Our April selection—yes, April—will be Middlemarch by George Eliot. We chose this book early because it is quite an undertaking — anywhere from 600 to 800 pages depending on your font. It will be a challenge, but we’ll read it together and enjoy ourselves, or die trying. No really, it’ll be fun.
An English professor by the name of Rohan Maitzen, from Dalhousie University in Nova Scotia, has created a wonderful site for people doing what we are doing. I can’t post the link because CC blocks it (I’m guessing because it’s Word Press), but if you google “Middlemarch for Book Clubs - Ideas for Reading,” it should pop right up. Professor Maitzen has also made the Kindle version of her reading guide available for free on Amazon: https://www.amazon.com/Middlemarch-Book-Clubs-Reading-Discussion-ebook/dp/B01EXRTUBK
Rohan Maitzen’s guide includes questions for each chapter, reading tips, information about George Eliot, and links to other sources and discussions, all of which will help us on our journey.
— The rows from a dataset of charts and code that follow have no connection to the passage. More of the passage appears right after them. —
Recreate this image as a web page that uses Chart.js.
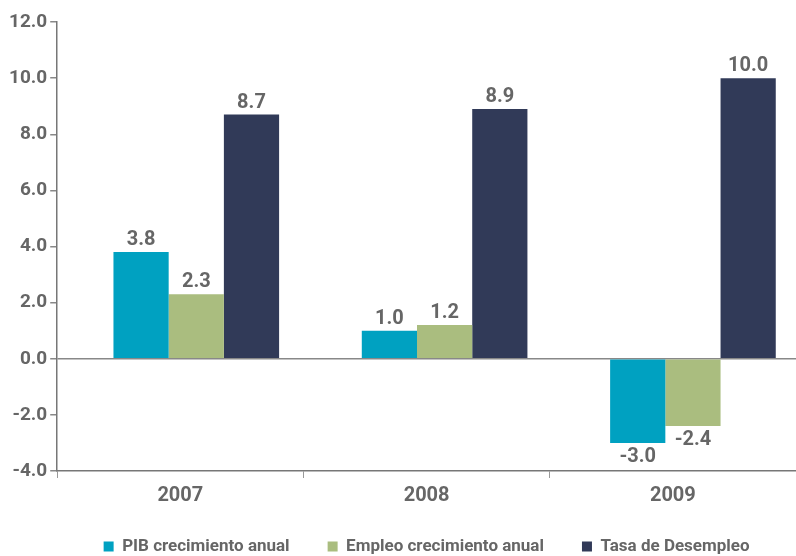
<!DOCTYPE html>
<html>
<head>
<meta charset="utf-8">
<script src="https://cdn.jsdelivr.net/npm/chart.js@4"></script>
<style>
   html, body { margin: 0; padding: 0; background: #fff; overflow: hidden; }
   #wrap { position: relative; width: 796px; height: 556px; }
</style>
</head>
<body>
<div id="wrap"><canvas id="chart-bars"></canvas></div>
<script>
// años y series
var anios = ["2007", "2008", "2009"];
var pib = [3.8, 1.0, -3.0];
var empleo = [2.3, 1.2, -2.4];
var desempleo = [8.7, 8.9, 10.0];
var ticksY = [-4, -2, 0, 2, 4, 6, 8, 10, 12];

var gris = "#666666";

function serie(valores) {
   return valores.map(function (v, i) {
      return { x: i, y: v };
   });
}

// etiquetas con el valor encima / debajo de cada barra
var etiquetasValor = {
   id: "etiquetasValor",
   afterDatasetsDraw: function (chart) {
      var ctx = chart.ctx;
      ctx.save();
      ctx.font = "bold 20px Roboto";
      ctx.fillStyle = gris;
      ctx.textAlign = "center";
      chart.data.datasets.forEach(function (ds, i) {
         chart.getDatasetMeta(i).data.forEach(function (bar, j) {
            var v = ds.data[j].y;
            if (v >= 0) {
               ctx.textBaseline = "bottom";
               ctx.fillText(v.toFixed(1), bar.x, bar.y - 2);
            } else {
               ctx.textBaseline = "top";
               ctx.fillText(v.toFixed(1), bar.x, bar.y + 4);
            }
         });
      });
      ctx.restore();
   },
};

// sube un poco la leyenda (el padding de 38 también se aplica en vertical)
var leyendaArriba = {
   id: "leyendaArriba",
   afterLayout: function (chart) {
      chart.legend.top -= 14;
      chart.legend.bottom -= 14;
   },
};

var ctxBars = document.getElementById("chart-bars").getContext("2d");

window.grafica1 = new Chart(ctxBars, {
   type: "bar",
   plugins: [etiquetasValor, leyendaArriba],
   data: {
      datasets: [
         {
            label: "PIB crecimiento anual",
            data: serie(pib),
            backgroundColor: "#00a1c1",
            xAxisID: "x",
         },
         {
            label: "Empleo crecimiento anual",
            data: serie(empleo),
            backgroundColor: "#aabd7f",
            xAxisID: "x",
         },
         {
            label: "Tasa de Desempleo",
            data: serie(desempleo),
            backgroundColor: "#313a58",
            xAxisID: "x",
         },
      ],
   },
   options: {
      responsive: true,
      maintainAspectRatio: false,
      animation: false,
      categoryPercentage: 0.667,
      barPercentage: 1.0,
      layout: {
         padding: { top: 22, right: 0, left: 6, bottom: -23 },
      },
      plugins: {
         tooltip: { enabled: false },
         legend: {
            position: "bottom",
            fullSize: false,
            labels: {
               boxWidth: 10,
               boxHeight: 10,
               padding: 38,
               color: gris,
               font: { family: "Roboto", size: 17, weight: "bold" },
            },
         },
      },
      scales: {
         // eje oculto donde se colocan las barras
         x: {
            type: "linear",
            display: false,
            offset: false,
            min: -0.56,
            max: 2.415,
            afterBuildTicks: function (scale) {
               scale.ticks = [{ value: 0 }, { value: 1 }, { value: 2 }];
            },
         },
         // eje visible con los años
         xl: {
            type: "category",
            axis: "x",
            position: "bottom",
            labels: anios,
            offset: true,
            border: { display: true, color: "#777", width: 1.5 },
            grid: {
               offset: true,
               drawOnChartArea: false,
               drawTicks: true,
               tickLength: 7,
               tickColor: "#999",
            },
            ticks: {
               color: gris,
               padding: 6,
               font: { family: "Roboto", size: 20, weight: "bold" },
            },
         },
         y: {
            min: -4,
            max: 12,
            afterBuildTicks: function (scale) {
               scale.ticks = ticksY.map(function (v) {
                  return { value: v };
               });
            },
            border: { display: true, color: "#777", width: 1.5 },
            grid: {
               drawTicks: true,
               tickLength: 7,
               tickColor: "#888",
               color: function (c) {
                  return c.tick && c.tick.value === 0 ? "#888" : "rgba(0,0,0,0)";
               },
               lineWidth: 1.5,
            },
            ticks: {
               color: gris,
               padding: 3,
               font: { family: "Roboto", size: 19, weight: "bold" },
               callback: function (v) {
                  return Number(v).toFixed(1);
               },
            },
         },
      },
   },
});
</script>
</body>
</html>
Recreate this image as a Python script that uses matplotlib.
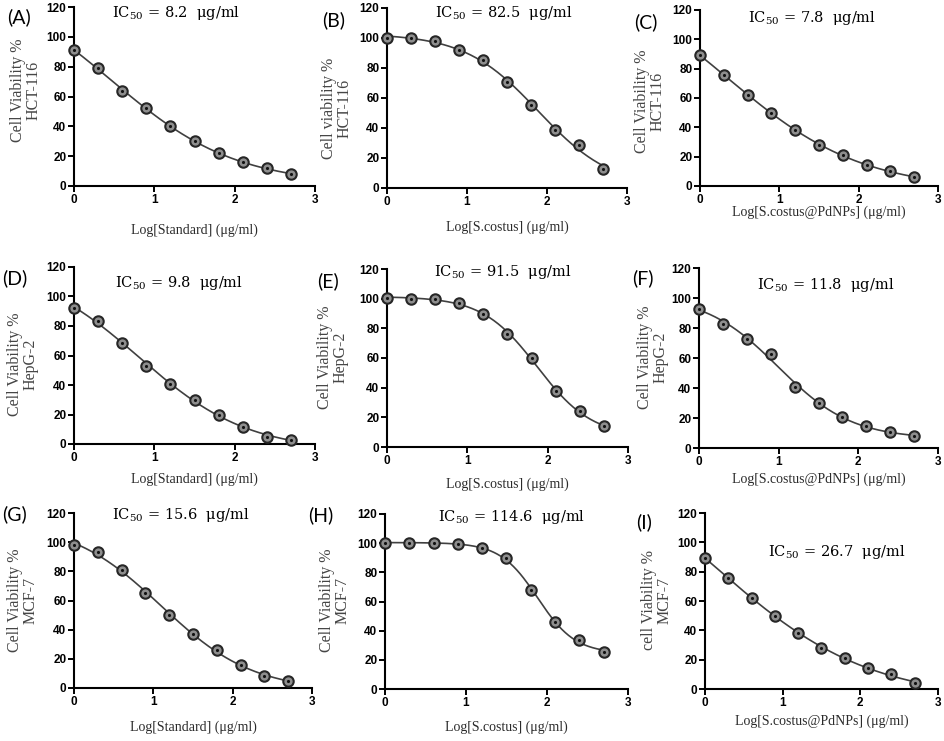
"""
Dose-response panels (cell viability vs log concentration) for three cell lines,
each with a 4-parameter logistic fit drawn through the points.
"""

import matplotlib
matplotlib.use('Agg')
import matplotlib.pyplot as plt
import numpy as np

W, H = 945, 741

rcParams = plt.rcParams
rcParams['mathtext.fontset'] = 'dejavuserif'

# ---- data -------------------------------------------------------------------
log_conc = [0.0, 0.3, 0.6, 0.9, 1.2, 1.5, 1.8, 2.1, 2.4, 2.7]

via_A = [91, 79, 64, 52, 40, 30, 22, 16, 12, 8]
via_B = [100, 100, 98, 92, 85.5, 71, 55.5, 38.5, 29, 13]
via_C = [89, 76, 62, 50, 38, 28, 21, 14.5, 10, 6]
via_D = [92, 83.5, 68.5, 53, 41, 29.5, 20, 11.5, 5, 3]
via_E = [100.5, 100, 100, 97, 89.5, 76.5, 60, 37.5, 24.5, 14]
via_F = [93, 83, 72.5, 62.5, 41, 30, 21, 14.5, 10.5, 8]
via_G = [98, 93, 81, 65, 50, 37, 26, 16, 8, 5]
via_H = [100, 100, 100, 99.5, 97, 89.5, 68, 46, 33.5, 25.5]
via_I = [89, 76, 62, 50, 38, 28, 21, 14.5, 10, 4]

panel_names = ['A', 'B', 'C', 'D', 'E', 'F', 'G', 'H', 'I']
ic50_values = ['8.2', '82.5', '7.8', '9.8', '91.5', '11.8', '15.6', '114.6', '26.7']
x_labels = ['Log[Standard] (\u03bcg/ml)', 'Log[S.costus] (\u03bcg/ml)',
            'Log[S.costus@PdNPs] (\u03bcg/ml)']
y_labels = ['Cell Viability %\nHCT-116', 'Cell viability %\nHCT-116', 'Cell Viability %\nHCT-116',
            'Cell Viability %\nHepG-2', 'Cell Viability %\nHepG-2', 'Cell Viability %\nHepG-2',
            'Cell Viability %\nMCF-7', 'Cell Viability %\nMCF-7', 'cell Viability %\nMCF-7']
y_ticks = [0, 20, 40, 60, 80, 100, 120]
x_ticks = [0, 1, 2, 3]

viability = [via_A, via_B, via_C, via_D, via_E, via_F, via_G, via_H, via_I]

# ---- layout (pixels in the 945x741 figure) -----------------------------------
# axes box: left, top, right, bottom
boxes = [(74, 7, 315, 186), (387, 8, 627, 188), (700, 10, 938, 186),
         (74, 267, 315, 444), (387, 269, 628, 447), (699, 268, 938, 448),
         (74, 513, 312, 688), (385, 514, 628, 689), (705, 513, 938, 689)]
letter_pos = [(19, 17), (334, 20), (646, 22), (15, 278), (328, 281), (643, 278),
              (15, 514), (321, 515), (644, 522)]
ic50_pos = [(112, 13), (435, 13), (748, 18), (115, 283), (434, 272), (757, 285),
            (112, 515), (438, 517), (768, 552)]
ylab_pos = [(26, 90), (337, 108), (650, 101), (23, 364), (333, 357), (653, 357),
            (23, 600), (335, 600), (657, 600)]
xlab_y = [230, 227, 212, 479, 484, 479, 727, 727, 721]


def fit_4pl(x, y):
    # y = bottom + (top-bottom) / (1 + 10**((x - c)*h)), brute force over c, h
    # with bottom/top solved by linear least squares for each pair
    x = np.asarray(x, float)
    y = np.asarray(y, float)
    cs = np.arange(-1.0, 4.0, 0.005)
    hs = np.arange(0.2, 5.0, 0.01)
    C, Hh = np.meshgrid(cs, hs, indexing='ij')
    f = 1.0 / (1.0 + 10.0 ** ((x[None, None, :] - C[..., None]) * Hh[..., None]))
    fm = f.mean(-1, keepdims=True)
    ym = y.mean()
    var = ((f - fm) ** 2).sum(-1)
    cov = ((f - fm) * (y - ym)).sum(-1)
    b = cov / np.where(var > 1e-12, var, np.nan)
    a = ym - b * fm[..., 0]
    sse = ((y - a[..., None] - b[..., None] * f) ** 2).sum(-1)
    sse = np.where(np.isnan(sse), np.inf, sse)
    i, j = np.unravel_index(np.argmin(sse), sse.shape)
    return a[i, j], b[i, j], cs[i], hs[j]


def px(x, y):
    return x / W, 1 - y / H


fig = plt.figure(figsize=(W / 100, H / 100), dpi=100)

for k in range(9):
    l, t, r, b = boxes[k]
    ax = fig.add_axes([l / W, 1 - b / H, (r - l) / W, (b - t) / H])
    y = viability[k]

    a, bb, c, h = fit_4pl(log_conc, y)
    xf = np.linspace(log_conc[0], log_conc[-1], 200)
    yf = a + bb / (1.0 + 10.0 ** ((xf - c) * h))
    ax.plot(xf, yf, color='#404040', lw=1.2, zorder=2)

    ax.plot(log_conc, y, 'o', ms=7.5, mfc='#8e8e8e', mec='#262626', mew=1.5,
            zorder=3, clip_on=False)
    ax.plot(log_conc, y, '.', ms=2.5, color='#111111', zorder=4, clip_on=False)

    ax.set_xlim(0, 3)
    ax.set_ylim(0, 120)
    ax.set_xticks(x_ticks)
    ax.set_yticks(y_ticks)
    for s in ['top', 'right']:
        ax.spines[s].set_visible(False)
    for s in ['left', 'bottom']:
        ax.spines[s].set_linewidth(1.5)
    ax.tick_params(direction='out', length=4, width=1.4, pad=1.5, labelsize=8.5)
    for lab in ax.get_xticklabels() + ax.get_yticklabels():
        lab.set_fontweight('bold')
        lab.set_family('Liberation Sans')

    ax.set_xlabel(x_labels[k % 3], family='Liberation Serif', fontsize=10, color='#2b2b2b')
    ax.xaxis.set_label_coords(*px((l + r) / 2, xlab_y[k]), transform=fig.transFigure)
    ax.xaxis.label.set_va('center')

    ax.set_ylabel(y_labels[k], family='Liberation Serif', fontsize=11.5, color='#454545',
                  linespacing=0.95)
    ax.yaxis.set_label_coords(*px(*ylab_pos[k]), transform=fig.transFigure)
    ax.yaxis.label.set_va('center')

    fig.text(*px(*letter_pos[k]), '(%s)' % panel_names[k], family='Lato', fontsize=14,
             ha='center', va='center')
    fig.text(*px(*ic50_pos[k]), r'IC$_{\mathrm{50}}$ = ' + ic50_values[k] + '  \u03bcg/ml',
             family='DejaVu Serif', fontsize=10.5, ha='left', va='center')

fig.savefig('out.png', dpi=100)
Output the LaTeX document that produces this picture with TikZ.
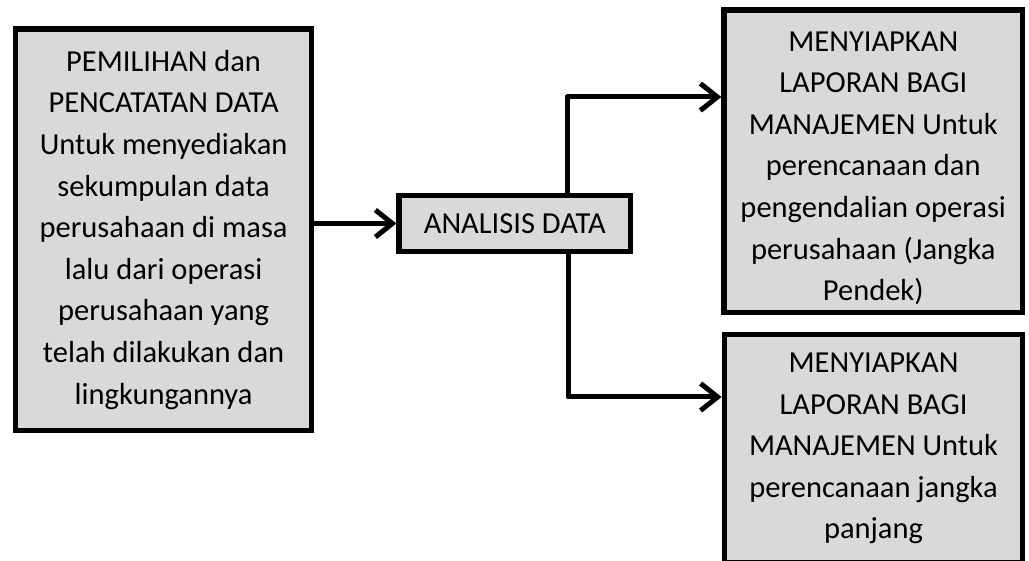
\documentclass[tikz,border=0pt]{standalone}
\usepackage{fontspec}
\setmainfont{Carlito}
\usetikzlibrary{arrows.meta}
\definecolor{boxgray}{HTML}{D9D9D9}
\begin{document}
\begin{tikzpicture}[x=1pt,y=-1pt,
  txt/.style={align=center, inner sep=0pt, font=\fontsize{30.5}{41.6}\selectfont},
  box/.style={draw=black, line width=5.2pt, fill=boxgray, txt},
  conn/.style={line width=5pt, line join=round, -{Straight Barb[length=17pt,width=27pt]}},
]
\useasboundingbox (0,0) rectangle (1029,561);
\node[box, minimum width=296pt, minimum height=401.5pt] (sel) at (163.6,229.75)
  {PEMILIHAN dan\\PENCATATAN DATA\\Untuk menyediakan\\sekumpulan data\\perusahaan di masa\\lalu dari operasi\\perusahaan yang\\telah dilakukan dan\\lingkungannya};
\node[box, minimum width=231.5pt, minimum height=56pt] (ana) at (514.75,223.5) {ANALISIS DATA};
\node[box, minimum width=298.5pt, minimum height=302.5pt] (rep1) at (873.25,161.25) {};
\node[txt, yshift=-7pt] (rep1t) at (rep1.center)
  {MENYIAPKAN\\LAPORAN BAGI\\MANAJEMEN Untuk\\perencanaan dan\\pengendalian operasi\\perusahaan (Jangka\\Pendek)};
\begin{scope}
\clip (0,0) rectangle (1029,561);
\node[box, minimum width=298.5pt, minimum height=228pt] (rep2) at (873.5,448.5)
  {MENYIAPKAN\\LAPORAN BAGI\\MANAJEMEN Untuk\\perencanaan jangka\\panjang};
\end{scope}
\coordinate (up) at (567,97);
\coordinate (dn) at (568,397);
\draw[conn] (sel.east |- ana.west) -- (ana.west);
\draw[conn] (ana.north -| up) |- (rep1.west |- up);
\draw[conn] (ana.south -| dn) |- (rep2.west |- dn);
\end{tikzpicture}
\end{document}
Middlemarch is considered George Eliot’s masterpiece — “George Eliot” being a pseudonym for Mary Ann Evans. I’ll let Amazon sum it up:
The late writer and literary critic Sir V.S. Pritchett wrote, “No Victorian novel approaches Middlemarch in its width of reference, its intellectual power, or the imperturbable spaciousness of its narrative…. I doubt if any Victorian novelist has as much to teach the modern novelists as George Eliot… No writer has ever represented the ambiguities of moral choice so fully.”
I read it at 19 when I was travelling alone in Europe doing thesis research. (I read a lot of long Victorian novels that summer!) I loved it. I tried rereading it in my 30s when I had a house full of babies and got bogged down. I’m looking forward to finally rereading it when I am less distracted.
Never participated in a book group before, but I remember actually liking Silas Marner in high school – it was one of those books I wished I could have been reading without it being an assignment. So I gulped and ordered a used copy of Middlemarch online this afternoon. It’s taking a slow boat from the UK; may have to start on gutenberg.org before my hard copy gets here.
Thank you for posting the Maitzen links. The hand-holding will definitely help.
So far (which I’ll grant you is barely the first few pages), because it’s not my cup of tea. If I wanted to, I could easily get through it, but I’m not sure it’s for me. I’ve not given up completely, though.